Provided data:
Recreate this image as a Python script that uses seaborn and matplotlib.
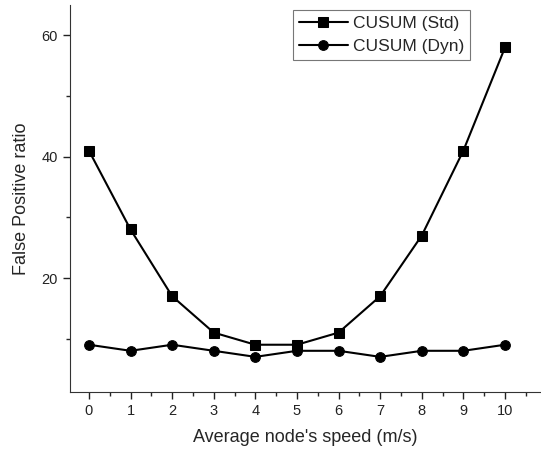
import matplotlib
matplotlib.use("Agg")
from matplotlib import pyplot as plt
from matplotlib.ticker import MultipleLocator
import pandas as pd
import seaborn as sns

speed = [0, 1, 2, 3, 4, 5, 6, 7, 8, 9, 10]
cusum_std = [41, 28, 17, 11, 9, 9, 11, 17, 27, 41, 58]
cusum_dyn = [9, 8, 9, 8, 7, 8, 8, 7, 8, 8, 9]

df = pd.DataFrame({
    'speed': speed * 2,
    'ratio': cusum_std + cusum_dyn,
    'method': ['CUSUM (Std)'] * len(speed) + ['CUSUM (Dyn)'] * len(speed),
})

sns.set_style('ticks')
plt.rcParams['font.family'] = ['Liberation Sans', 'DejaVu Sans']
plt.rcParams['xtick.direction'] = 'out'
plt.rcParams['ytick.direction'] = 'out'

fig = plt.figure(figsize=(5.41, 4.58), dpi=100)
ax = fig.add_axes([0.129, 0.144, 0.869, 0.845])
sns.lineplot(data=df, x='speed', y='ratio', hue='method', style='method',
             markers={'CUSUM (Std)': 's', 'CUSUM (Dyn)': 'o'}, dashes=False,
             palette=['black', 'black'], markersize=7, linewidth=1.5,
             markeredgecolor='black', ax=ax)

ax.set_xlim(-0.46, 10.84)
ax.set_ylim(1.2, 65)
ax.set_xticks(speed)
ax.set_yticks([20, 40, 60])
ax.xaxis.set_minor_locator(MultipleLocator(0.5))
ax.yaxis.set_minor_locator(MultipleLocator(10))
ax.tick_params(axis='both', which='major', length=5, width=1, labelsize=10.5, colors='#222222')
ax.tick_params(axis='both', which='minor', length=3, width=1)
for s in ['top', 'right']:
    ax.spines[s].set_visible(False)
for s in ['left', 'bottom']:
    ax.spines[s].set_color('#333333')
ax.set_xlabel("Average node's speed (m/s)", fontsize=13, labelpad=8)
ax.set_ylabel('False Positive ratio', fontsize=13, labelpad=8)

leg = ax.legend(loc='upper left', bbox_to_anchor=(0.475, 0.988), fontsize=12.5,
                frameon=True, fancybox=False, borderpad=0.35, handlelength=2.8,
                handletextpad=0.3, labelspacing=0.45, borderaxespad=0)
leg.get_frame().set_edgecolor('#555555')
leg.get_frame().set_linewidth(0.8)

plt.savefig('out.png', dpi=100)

Request:
Only the lines from the start of the material through the line containing "import seaborn as sns" should be transcribed. Pictures stay out.

Full response:
Recreate this image as a Python script that uses seaborn and matplotlib.
import matplotlib
matplotlib.use("Agg")
from matplotlib import pyplot as plt
from matplotlib.ticker import MultipleLocator
import pandas as pd
import seaborn as sns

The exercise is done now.